NOAKHALI, Bangladesh | After his home slipped into the powerful currents of the Meghna River four years ago, Monoranjab Dus came looking for new land along this waterlogged stretch of coastline slowly emerging from the sea.

“I lost my home to river erosion,” said Mr. Dus, 50, standing barefoot on a squishy riverbank where he was fishing crabs from gray-brown mud, with the consistency of wet plaster. Behind him stretched a field of bright green rice shoots. “I was bound to come here.”

Good land is hard to come by in Bangladesh, a low-lying developing nation that is one of the most densely populated — and vulnerable to climate change — countries in the world. River erosion alone displaces more than 50,000 families each year.

But the swift currents that course down from the Himalayas also bring opportunity: a rich bath of fertile silt that, when it reaches the Bay of Bengal, settles along the coast, gradually forming new land called “chars.” The district of Noakhali has actually gained more than 28 square miles of land in the past 50 years.

The Bangladeshi government is finishing up the largest phase of a decades-long effort to develop nearby chars as well as building a new dam to speed up the process of creating new land for settlers like Mr. Dus.

“The Bangladeshi rivers carry silt unlike any others and an intervention is all that is needed to create new land,” said S.R. Khan, a government water engineer. “Bangladesh is the only country in the world that can physically grow.”

That process begins when the silt from the swirling, tea-colored waters begins to gather in mud flats that gradually rise above the sea. Without intervention, the process takes more than 20 years, after which the forest department plants mangroves to hold the fragile land.

But often people can’t wait that long. For decades settlers have been moving in early on their own. Mr. Dus had heard the government was distributing land in 1.5 acre allotments. So, like many settlers, he staked an appropriately sized parcel, cut down the 3-foot mangroves growing on the land and dug a small pond for bathing.

His life is a daily struggle with the elements. The coast is soaked by tidal surge and battered by seasonal cyclones like the one that killed more than 3,000 Bangladeshis in 2007 and one last spring that destroyed Mr. Dus’ home.

“This is lowland,” he explained. “People here are suffering a lot.”

Bangladesh is extremely vulnerable to sea-level rise, as well as increased storm intensity, floods, droughts and other consequences of climate change. This environmental scenario illuminates the paradox confronting much of the developing world, in which nations that contribute few emissions are disproportionately burdened by climate change, without the money or technology that industrialized nations have to mitigate its impacts.

The Intergovernmental Panel on Climate Change (IPCC), an organization created by the United Nations two decades ago to study the human impact on climate trends, predicts South Asia will be particularly hard hit.

For example, the IPCC says the region can expect an increase in monsoon rainfall, resulting in higher water levels in the rivers. The situation will be compounded by melting Himalayan glaciers.
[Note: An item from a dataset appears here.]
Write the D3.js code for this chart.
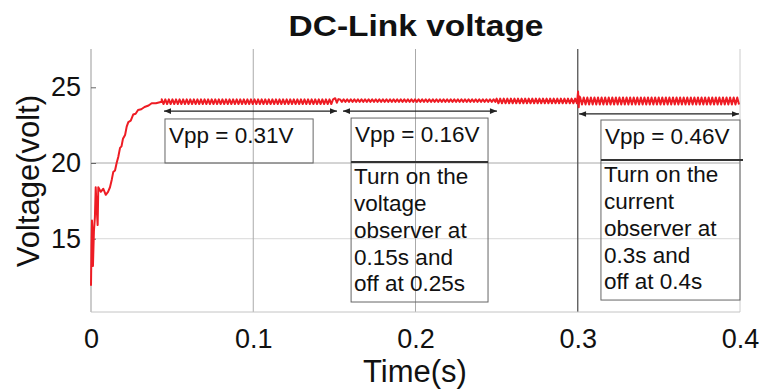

Eventually, sea levels will also rise.

Keya Chatterjee, U.S. acting director of the World Wildlife Fund’s Climate Change Program, said low-lying countries such as Bangladesh are already experiencing devastating effects from climate change.

“They are terrified about what will happen when we begin to experience the additional warming that the planet is already locked into, based on previous and existing pollution,” she said, adding, “They are even more terrified of what will happen if the world does not aggressively pursue a global clean-energy economy.”